• [Set exercise]
Copy each line in the data that includes the word "chart".

• [Raw records]

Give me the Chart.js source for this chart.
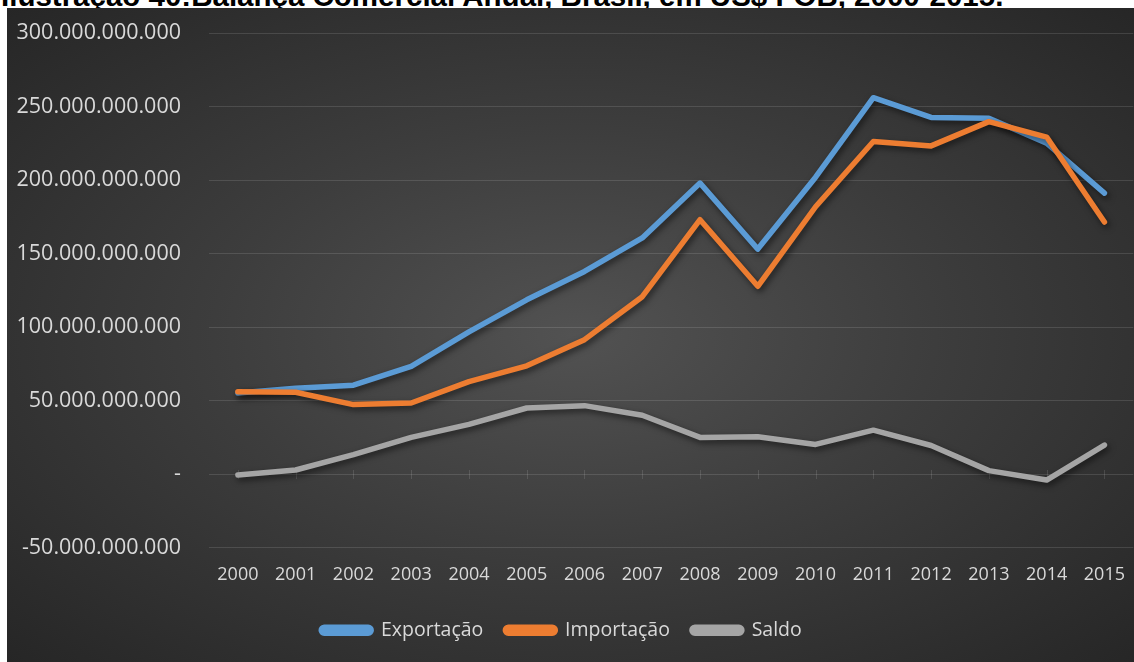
==
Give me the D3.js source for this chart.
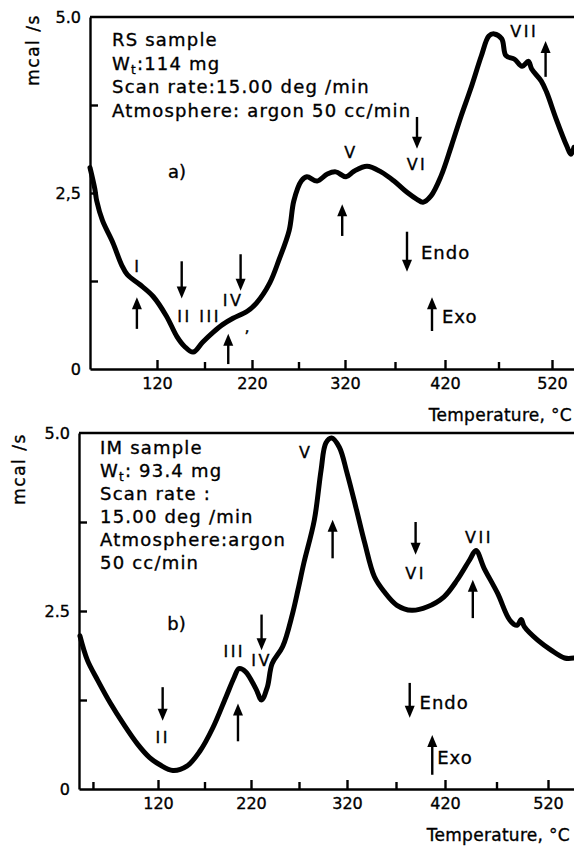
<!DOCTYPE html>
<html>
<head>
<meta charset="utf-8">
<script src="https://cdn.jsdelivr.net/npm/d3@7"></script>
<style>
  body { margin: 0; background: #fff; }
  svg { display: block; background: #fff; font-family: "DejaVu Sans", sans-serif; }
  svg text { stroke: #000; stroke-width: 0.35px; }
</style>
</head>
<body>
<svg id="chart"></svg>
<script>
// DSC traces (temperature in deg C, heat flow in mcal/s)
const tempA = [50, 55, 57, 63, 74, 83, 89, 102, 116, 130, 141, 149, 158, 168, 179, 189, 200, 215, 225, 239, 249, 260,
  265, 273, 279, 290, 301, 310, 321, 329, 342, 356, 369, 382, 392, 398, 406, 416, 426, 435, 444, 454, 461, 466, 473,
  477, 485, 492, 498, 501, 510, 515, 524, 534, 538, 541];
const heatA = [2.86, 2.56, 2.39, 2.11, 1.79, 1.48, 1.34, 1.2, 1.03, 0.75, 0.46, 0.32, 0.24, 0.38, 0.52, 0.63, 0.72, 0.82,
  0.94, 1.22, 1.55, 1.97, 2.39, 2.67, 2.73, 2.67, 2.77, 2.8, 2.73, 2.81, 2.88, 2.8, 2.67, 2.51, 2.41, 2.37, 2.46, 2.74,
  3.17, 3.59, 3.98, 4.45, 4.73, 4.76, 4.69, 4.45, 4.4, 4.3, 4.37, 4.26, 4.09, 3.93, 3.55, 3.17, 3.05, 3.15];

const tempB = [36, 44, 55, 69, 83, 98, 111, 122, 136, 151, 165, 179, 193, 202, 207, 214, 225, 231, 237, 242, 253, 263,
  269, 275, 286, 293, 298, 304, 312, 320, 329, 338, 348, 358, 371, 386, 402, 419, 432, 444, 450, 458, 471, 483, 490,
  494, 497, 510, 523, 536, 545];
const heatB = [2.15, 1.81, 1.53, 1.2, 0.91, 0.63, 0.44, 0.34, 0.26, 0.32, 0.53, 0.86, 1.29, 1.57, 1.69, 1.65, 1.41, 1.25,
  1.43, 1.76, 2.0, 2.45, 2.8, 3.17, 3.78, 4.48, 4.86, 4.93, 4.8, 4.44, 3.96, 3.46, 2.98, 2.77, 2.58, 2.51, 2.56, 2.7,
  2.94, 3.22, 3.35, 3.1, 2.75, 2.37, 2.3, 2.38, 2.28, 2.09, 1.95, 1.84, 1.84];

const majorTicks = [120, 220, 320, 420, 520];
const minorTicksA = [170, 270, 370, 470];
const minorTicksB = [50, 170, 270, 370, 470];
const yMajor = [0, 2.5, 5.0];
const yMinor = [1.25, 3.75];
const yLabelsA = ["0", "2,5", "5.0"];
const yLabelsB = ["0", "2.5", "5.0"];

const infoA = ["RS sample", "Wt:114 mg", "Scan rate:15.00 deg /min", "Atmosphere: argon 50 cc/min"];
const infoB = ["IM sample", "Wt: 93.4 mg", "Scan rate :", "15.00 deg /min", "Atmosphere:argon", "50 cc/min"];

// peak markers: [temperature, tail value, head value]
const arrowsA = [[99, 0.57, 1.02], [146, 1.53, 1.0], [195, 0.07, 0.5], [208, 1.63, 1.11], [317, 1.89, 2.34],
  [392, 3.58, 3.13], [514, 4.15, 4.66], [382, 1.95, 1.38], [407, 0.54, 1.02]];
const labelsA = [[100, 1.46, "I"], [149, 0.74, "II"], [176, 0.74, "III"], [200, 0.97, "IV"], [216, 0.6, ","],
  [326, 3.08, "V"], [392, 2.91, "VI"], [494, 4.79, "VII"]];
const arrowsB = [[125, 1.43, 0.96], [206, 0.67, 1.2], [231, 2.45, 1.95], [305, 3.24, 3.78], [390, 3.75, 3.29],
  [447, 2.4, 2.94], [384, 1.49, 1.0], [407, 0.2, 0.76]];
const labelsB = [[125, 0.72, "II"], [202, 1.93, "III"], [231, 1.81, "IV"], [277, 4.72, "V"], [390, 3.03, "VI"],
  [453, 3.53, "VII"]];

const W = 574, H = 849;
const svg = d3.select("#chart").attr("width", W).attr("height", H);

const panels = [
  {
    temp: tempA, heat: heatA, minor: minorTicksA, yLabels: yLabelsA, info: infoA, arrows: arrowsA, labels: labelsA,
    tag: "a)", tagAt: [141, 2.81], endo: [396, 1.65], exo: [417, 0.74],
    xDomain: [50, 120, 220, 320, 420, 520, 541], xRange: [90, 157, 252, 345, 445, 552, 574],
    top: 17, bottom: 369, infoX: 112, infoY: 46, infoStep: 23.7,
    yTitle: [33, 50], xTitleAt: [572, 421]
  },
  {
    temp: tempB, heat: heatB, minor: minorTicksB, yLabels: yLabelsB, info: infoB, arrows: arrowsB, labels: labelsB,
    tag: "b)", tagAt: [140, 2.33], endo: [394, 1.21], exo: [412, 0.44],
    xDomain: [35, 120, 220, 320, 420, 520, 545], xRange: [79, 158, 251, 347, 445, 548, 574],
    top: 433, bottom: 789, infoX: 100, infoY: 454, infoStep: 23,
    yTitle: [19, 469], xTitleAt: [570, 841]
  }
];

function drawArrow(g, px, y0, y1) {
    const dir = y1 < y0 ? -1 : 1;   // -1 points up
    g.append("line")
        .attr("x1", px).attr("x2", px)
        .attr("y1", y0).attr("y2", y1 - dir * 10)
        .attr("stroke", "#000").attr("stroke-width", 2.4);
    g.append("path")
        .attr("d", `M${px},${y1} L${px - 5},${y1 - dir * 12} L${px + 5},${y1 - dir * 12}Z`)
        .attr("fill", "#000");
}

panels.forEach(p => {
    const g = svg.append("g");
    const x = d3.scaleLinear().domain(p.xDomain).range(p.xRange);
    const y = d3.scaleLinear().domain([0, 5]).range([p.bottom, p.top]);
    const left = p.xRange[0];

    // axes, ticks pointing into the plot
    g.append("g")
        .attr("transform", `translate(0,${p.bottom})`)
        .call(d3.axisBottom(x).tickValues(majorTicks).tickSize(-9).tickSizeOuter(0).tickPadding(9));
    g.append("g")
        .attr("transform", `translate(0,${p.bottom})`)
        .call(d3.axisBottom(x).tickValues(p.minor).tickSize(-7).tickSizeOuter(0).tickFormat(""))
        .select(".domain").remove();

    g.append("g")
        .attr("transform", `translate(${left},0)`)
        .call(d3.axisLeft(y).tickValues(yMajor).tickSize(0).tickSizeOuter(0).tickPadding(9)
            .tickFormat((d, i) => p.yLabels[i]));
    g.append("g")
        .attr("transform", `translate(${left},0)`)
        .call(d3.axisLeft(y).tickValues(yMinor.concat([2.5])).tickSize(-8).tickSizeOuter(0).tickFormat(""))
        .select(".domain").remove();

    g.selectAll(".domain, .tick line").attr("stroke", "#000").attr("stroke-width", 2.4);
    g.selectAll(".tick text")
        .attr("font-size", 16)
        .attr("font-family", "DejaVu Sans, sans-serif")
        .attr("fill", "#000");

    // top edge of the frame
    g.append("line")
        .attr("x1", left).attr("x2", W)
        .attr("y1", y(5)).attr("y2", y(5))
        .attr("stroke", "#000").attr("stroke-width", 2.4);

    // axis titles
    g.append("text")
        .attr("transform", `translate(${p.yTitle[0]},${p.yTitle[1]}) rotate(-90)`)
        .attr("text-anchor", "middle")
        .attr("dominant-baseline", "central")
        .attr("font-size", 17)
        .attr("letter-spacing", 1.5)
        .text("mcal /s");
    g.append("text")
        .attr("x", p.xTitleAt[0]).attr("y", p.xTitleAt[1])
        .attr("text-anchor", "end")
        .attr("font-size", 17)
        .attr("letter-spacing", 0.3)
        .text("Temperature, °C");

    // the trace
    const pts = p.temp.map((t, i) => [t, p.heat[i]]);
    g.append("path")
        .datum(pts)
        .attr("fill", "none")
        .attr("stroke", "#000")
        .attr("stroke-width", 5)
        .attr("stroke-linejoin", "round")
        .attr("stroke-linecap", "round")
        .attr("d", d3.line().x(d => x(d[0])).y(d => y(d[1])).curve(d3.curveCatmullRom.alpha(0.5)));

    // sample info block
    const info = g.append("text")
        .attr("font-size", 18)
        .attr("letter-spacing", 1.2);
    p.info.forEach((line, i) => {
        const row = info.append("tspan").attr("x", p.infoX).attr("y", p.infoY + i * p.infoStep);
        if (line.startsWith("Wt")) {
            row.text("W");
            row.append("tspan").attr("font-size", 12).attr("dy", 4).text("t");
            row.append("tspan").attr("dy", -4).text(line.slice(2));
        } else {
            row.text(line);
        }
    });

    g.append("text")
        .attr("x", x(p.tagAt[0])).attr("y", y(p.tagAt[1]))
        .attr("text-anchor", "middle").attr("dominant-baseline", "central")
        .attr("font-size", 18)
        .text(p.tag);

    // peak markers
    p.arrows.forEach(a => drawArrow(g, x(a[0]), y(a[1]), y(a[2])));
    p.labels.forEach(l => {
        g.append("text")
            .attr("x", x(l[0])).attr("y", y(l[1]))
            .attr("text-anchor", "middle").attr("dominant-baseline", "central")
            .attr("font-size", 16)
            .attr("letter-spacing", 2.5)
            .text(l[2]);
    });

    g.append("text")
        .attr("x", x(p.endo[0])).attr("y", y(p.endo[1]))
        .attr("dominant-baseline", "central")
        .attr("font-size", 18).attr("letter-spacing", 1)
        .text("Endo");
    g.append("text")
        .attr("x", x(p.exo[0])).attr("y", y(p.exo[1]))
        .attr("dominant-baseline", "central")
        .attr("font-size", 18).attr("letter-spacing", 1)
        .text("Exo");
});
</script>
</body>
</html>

• [Result]
Give me the Chart.js source for this chart.
Give me the D3.js source for this chart.
<svg id="chart"></svg>
const svg = d3.select("#chart").attr("width", W).attr("height", H);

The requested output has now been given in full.